Studies have proven that children can benefit from your reading aloud from the time they are born. However, there is a difference between benefiting from your reading out and being able to read themselves.
While you may try hard and wait for the first signal, is it actually possible to teach your toddler to read? The fact is it is not.
By the term ‘reading’ here we mean the ability to string together different letters and form words, then sentences.
Normally, the ability to read comes later, around the age of four or five. As toddlers, most kids are yet to form the required neural connections that help decipher letters and combine them to form words. This is the age when you can start encouraging your toddler to learn the basics of reading.
Tips To Enhance The Pre-Reading Skills
Kids explore by playing. Let some books be accessible where she can play, doodle and even suck or chew a book.
Reading is a perfect bonding time for parents and kids. Hold the book at a comfortable level and point the picture while pronouncing the name. As your child sits snuggles with you, sharing a book will become a pleasurable activity.
Toddlers enjoy looking at colorful pictures. Select books with different textures so that your kid can explore it through touching. For older toddlers choose slightly complicated picture books on toddler-friendly subjects. Choose from animals, birds or vehicles or toddler activities that your child relates easily.

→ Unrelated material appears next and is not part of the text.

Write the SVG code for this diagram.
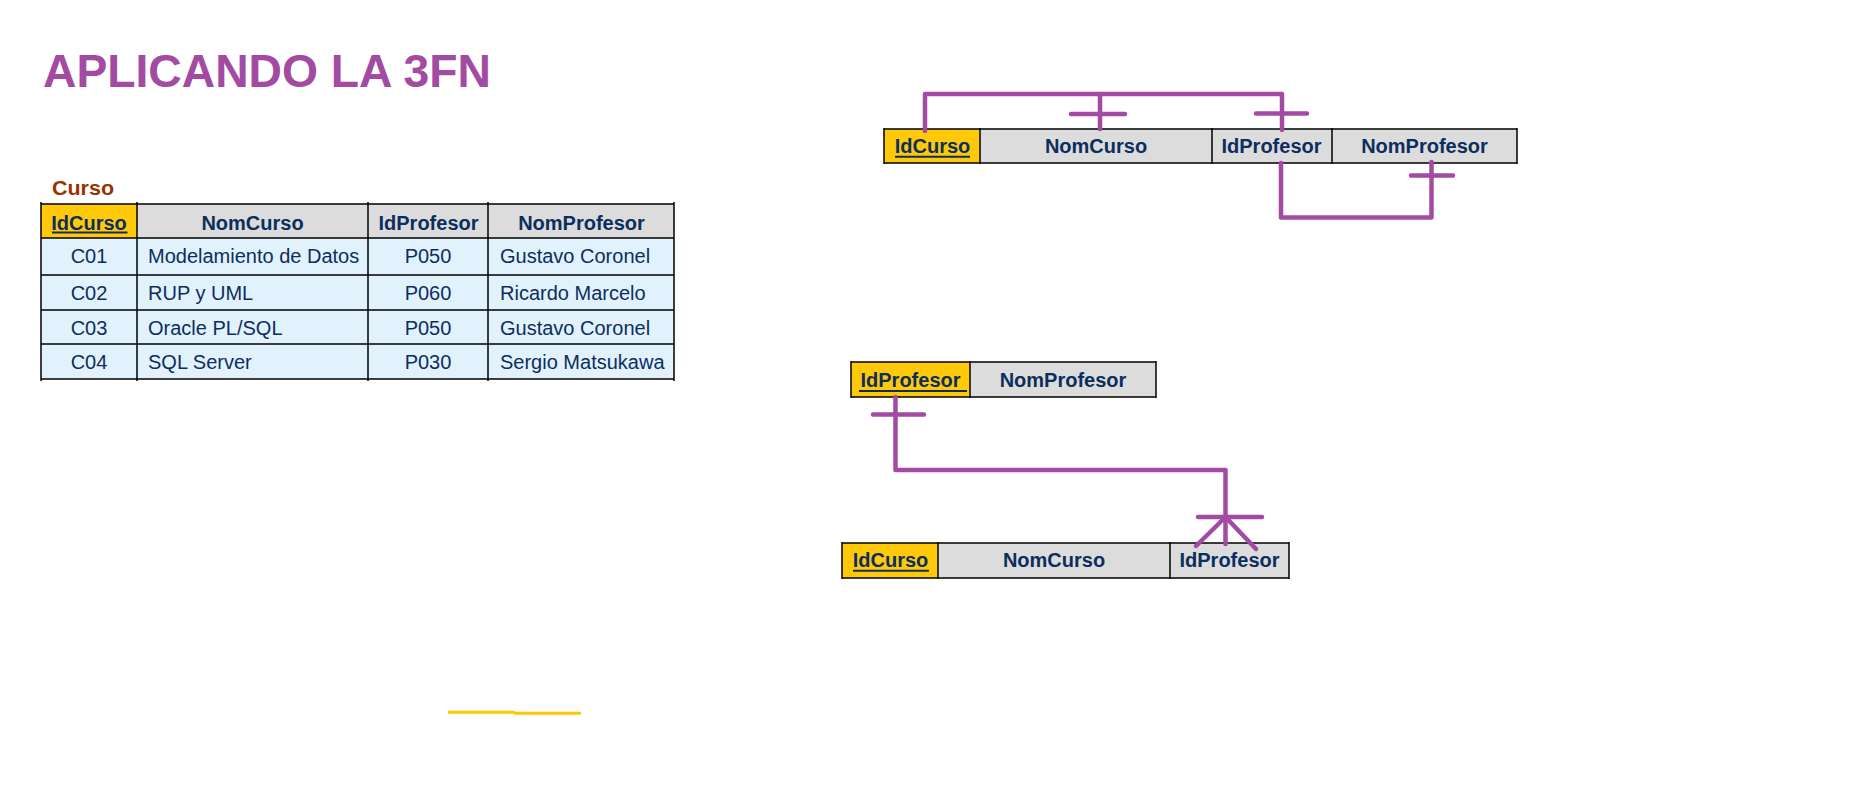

Associating and Connecting
Kids learn to connect by association. If there is a picture of a dog mention a dog she knows. Say whether that dog is big or small. Let her compare with a dog she knows. This will help her to make connections.
Toddlers may not be able to read, but they memorise well. This is the time to introduce nursery rhymes. Varying the rhythm and pitch of your voice makes reading enjoyable. Your child might clap, scream, laugh or mimic. Join in and let story time be full of action.
Cut out colourful sheets and paint the alphabets with a corresponding colour. Create two sets of each letter in the same colour and put them separately in two baskets. Hold out one post card and ask your kid to search for the same from another basket. This will help your child recognize the letters with colours initially. You can later shift to pictures and teach them to identify using the picture.
The ability to read varies from child to child. Some children are early readers while some take longer. As a parent, it is important to remember here that each child is different. Guide your child gently towards reading. Adopting a positive and tolerant attitude will make her a confident reader. Happy reading!